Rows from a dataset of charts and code
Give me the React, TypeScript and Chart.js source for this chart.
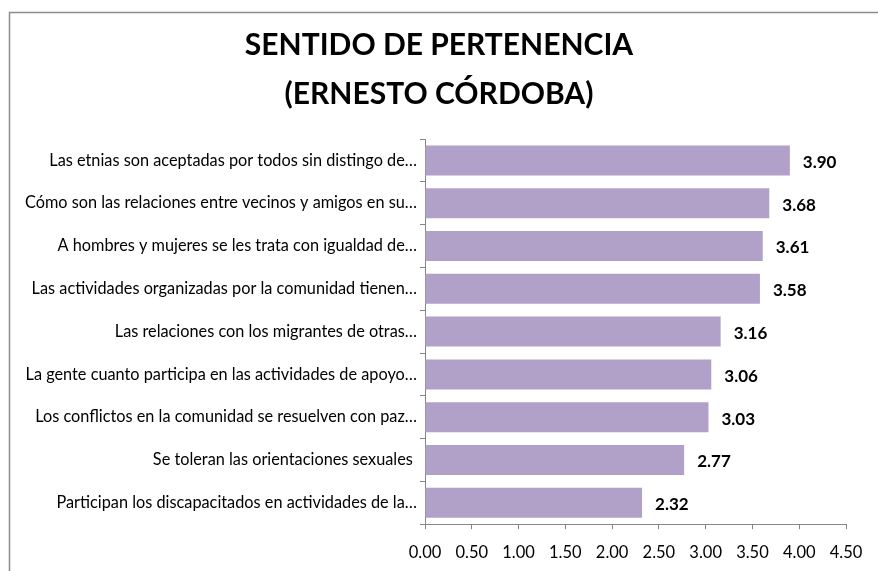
import React, { useEffect, useRef } from "react";
import { Chart, registerables } from "chart.js";

Chart.register(...registerables);

const titleLines = ["SENTIDO DE PERTENENCIA", "(ERNESTO CÓRDOBA)"];
const categories = [
  "Las etnias son aceptadas por todos sin distingo de…",
  "Cómo son las relaciones entre vecinos y amigos en su…",
  "A hombres y mujeres se les trata con igualdad de…",
  "Las actividades organizadas por la comunidad tienen…",
  "Las relaciones con los migrantes de otras…",
  "La gente cuanto participa en las actividades de apoyo…",
  "Los conflictos en la comunidad se resuelven con paz…",
  "Se toleran las orientaciones sexuales ",
  "Participan los discapacitados en actividades de la…",
];
const values = [3.9, 3.68, 3.61, 3.58, 3.16, 3.06, 3.03, 2.77, 2.32];
const xMin = 0;
const xMax = 4.5;
const xStep = 0.5;

const FONT = "Lato, 'Open Sans', sans-serif";
const AXIS_COLOR = "#868686";

const frame = {
  id: "frame",
  beforeDraw(chart: any) {
    const ctx = chart.ctx;
    ctx.save();
    ctx.fillStyle = "#ffffff";
    ctx.fillRect(0, 0, chart.width, chart.height);
    ctx.strokeStyle = "#8c8c8c";
    ctx.lineWidth = 1.5;
    ctx.beginPath();
    ctx.moveTo(9.5, chart.height + 5);
    ctx.lineTo(9.5, 12.5);
    ctx.lineTo(chart.width + 5, 12.5);
    ctx.stroke();
    // title
    ctx.fillStyle = "#000000";
    ctx.font = `bold 30px ${FONT}`;
    ctx.textAlign = "center";
    ctx.textBaseline = "middle";
    ctx.fillText(titleLines[0], chart.width / 2, 45);
    ctx.fillText(titleLines[1], chart.width / 2, 94);
    ctx.restore();
  },
};

const valueLabels = {
  id: "valueLabels",
  afterDatasetsDraw(chart: any) {
    const ctx = chart.ctx;
    const meta = chart.getDatasetMeta(0);
    ctx.save();
    ctx.font = `bold 17px ${FONT}`;
    ctx.fillStyle = "#000000";
    ctx.textAlign = "left";
    ctx.textBaseline = "middle";
    meta.data.forEach((bar: any, i: number) => {
      const v = chart.data.datasets[0].data[i] as number;
      ctx.fillText(v.toFixed(2), bar.x + 13, bar.y + 2);
    });
    ctx.restore();
  },
};

export default function App() {
  const ref = useRef<HTMLCanvasElement>(null);
  useEffect(() => {
    if (!ref.current) return;
    const chart = new Chart(ref.current, {
      type: "bar",
      data: {
        labels: categories,
        datasets: [
          {
            data: values,
            backgroundColor: "#B1A0C7",
            borderWidth: 0,
            categoryPercentage: 1,
            barPercentage: 0.7,
          },
        ],
      },
      options: {
        indexAxis: "y",
        animation: false,
        responsive: false,
        layout: { padding: { left: 0, right: 32, top: 139, bottom: -6 } },
        plugins: {
          legend: { display: false },
          tooltip: { enabled: false },
          title: { display: false },
        },
        scales: {
          x: {
            min: xMin,
            max: xMax,
            border: { display: true, color: AXIS_COLOR, width: 1 },
            grid: {
              display: true,
              drawOnChartArea: false,
              drawTicks: true,
              tickLength: 5,
              color: AXIS_COLOR,
            },
            ticks: {
              stepSize: xStep,
              color: "#000000",
              font: { family: FONT, size: 16.5 },
              padding: 14,
              callback: (v: any) => Number(v).toFixed(2),
            },
          },
          y: {
            border: { display: true, color: AXIS_COLOR, width: 1 },
            grid: {
              display: true,
              offset: true,
              drawOnChartArea: false,
              drawTicks: true,
              tickLength: 5,
              color: AXIS_COLOR,
            },
            ticks: {
              color: "#000000",
              font: { family: FONT, size: 16.3 },
              padding: 3,
              autoSkip: false,
            },
            afterFit: (scale: any) => {
              scale.width = 425;
            },
          },
        },
      },
      plugins: [frame, valueLabels],
    });
    return () => chart.destroy();
  }, []);
  return (
    <div style={{ position: "fixed", left: 0, top: 0, width: 878, height: 571 }}>
      <canvas ref={ref} width={878} height={571} style={{ display: "block" }} />
    </div>
  );
}
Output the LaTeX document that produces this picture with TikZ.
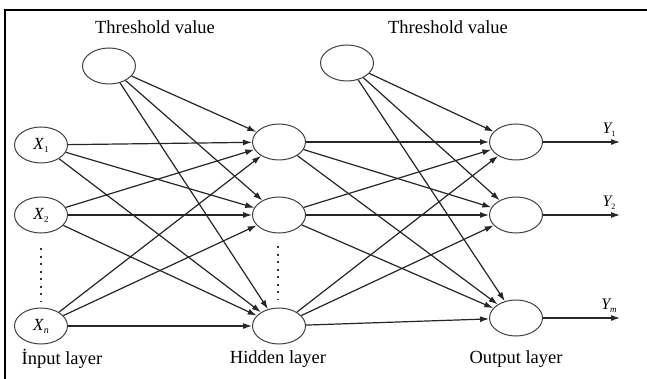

**Task directions**
Keep the pictures out of the copy and write out the data exactly as it stands.

**Answer for the task**
Give me the React, TypeScript and Chart.js source for this chart.
import React, { useEffect, useRef } from "react";
import { Chart, registerables } from "chart.js";

Chart.register(...registerables);

const titleLines = ["SENTIDO DE PERTENENCIA", "(ERNESTO CÓRDOBA)"];
const categories = [
  "Las etnias son aceptadas por todos sin distingo de…",
  "Cómo son las relaciones entre vecinos y amigos en su…",
  "A hombres y mujeres se les trata con igualdad de…",
  "Las actividades organizadas por la comunidad tienen…",
  "Las relaciones con los migrantes de otras…",
  "La gente cuanto participa en las actividades de apoyo…",
  "Los conflictos en la comunidad se resuelven con paz…",
  "Se toleran las orientaciones sexuales ",
  "Participan los discapacitados en actividades de la…",
];
const values = [3.9, 3.68, 3.61, 3.58, 3.16, 3.06, 3.03, 2.77, 2.32];
const xMin = 0;
const xMax = 4.5;
const xStep = 0.5;

const FONT = "Lato, 'Open Sans', sans-serif";
const AXIS_COLOR = "#868686";

const frame = {
  id: "frame",
  beforeDraw(chart: any) {
    const ctx = chart.ctx;
    ctx.save();
    ctx.fillStyle = "#ffffff";
    ctx.fillRect(0, 0, chart.width, chart.height);
    ctx.strokeStyle = "#8c8c8c";
    ctx.lineWidth = 1.5;
    ctx.beginPath();
    ctx.moveTo(9.5, chart.height + 5);
    ctx.lineTo(9.5, 12.5);
    ctx.lineTo(chart.width + 5, 12.5);
    ctx.stroke();
    // title
    ctx.fillStyle = "#000000";
    ctx.font = `bold 30px ${FONT}`;
    ctx.textAlign = "center";
    ctx.textBaseline = "middle";
    ctx.fillText(titleLines[0], chart.width / 2, 45);
    ctx.fillText(titleLines[1], chart.width / 2, 94);
    ctx.restore();
  },
};

const valueLabels = {
  id: "valueLabels",
  afterDatasetsDraw(chart: any) {
    const ctx = chart.ctx;
    const meta = chart.getDatasetMeta(0);
    ctx.save();
    ctx.font = `bold 17px ${FONT}`;
    ctx.fillStyle = "#000000";
    ctx.textAlign = "left";
    ctx.textBaseline = "middle";
    meta.data.forEach((bar: any, i: number) => {
      const v = chart.data.datasets[0].data[i] as number;
      ctx.fillText(v.toFixed(2), bar.x + 13, bar.y + 2);
    });
    ctx.restore();
  },
};

export default function App() {
  const ref = useRef<HTMLCanvasElement>(null);
  useEffect(() => {
    if (!ref.current) return;
    const chart = new Chart(ref.current, {
      type: "bar",
      data: {
        labels: categories,
        datasets: [
          {
            data: values,
            backgroundColor: "#B1A0C7",
            borderWidth: 0,
            categoryPercentage: 1,
            barPercentage: 0.7,
          },
        ],
      },
      options: {
        indexAxis: "y",
        animation: false,
        responsive: false,
        layout: { padding: { left: 0, right: 32, top: 139, bottom: -6 } },
        plugins: {
          legend: { display: false },
          tooltip: { enabled: false },
          title: { display: false },
        },
        scales: {
          x: {
            min: xMin,
            max: xMax,
            border: { display: true, color: AXIS_COLOR, width: 1 },
            grid: {
              display: true,
              drawOnChartArea: false,
              drawTicks: true,
              tickLength: 5,
              color: AXIS_COLOR,
            },
            ticks: {
              stepSize: xStep,
              color: "#000000",
              font: { family: FONT, size: 16.5 },
              padding: 14,
              callback: (v: any) => Number(v).toFixed(2),
            },
          },
          y: {
            border: { display: true, color: AXIS_COLOR, width: 1 },
            grid: {
              display: true,
              offset: true,
              drawOnChartArea: false,
              drawTicks: true,
              tickLength: 5,
              color: AXIS_COLOR,
            },
            ticks: {
              color: "#000000",
              font: { family: FONT, size: 16.3 },
              padding: 3,
              autoSkip: false,
            },
            afterFit: (scale: any) => {
              scale.width = 425;
            },
          },
        },
      },
      plugins: [frame, valueLabels],
    });
    return () => chart.destroy();
  }, []);
  return (
    <div style={{ position: "fixed", left: 0, top: 0, width: 878, height: 571 }}>
      <canvas ref={ref} width={878} height={571} style={{ display: "block" }} />
    </div>
  );
}
Output the LaTeX document that produces this picture with TikZ.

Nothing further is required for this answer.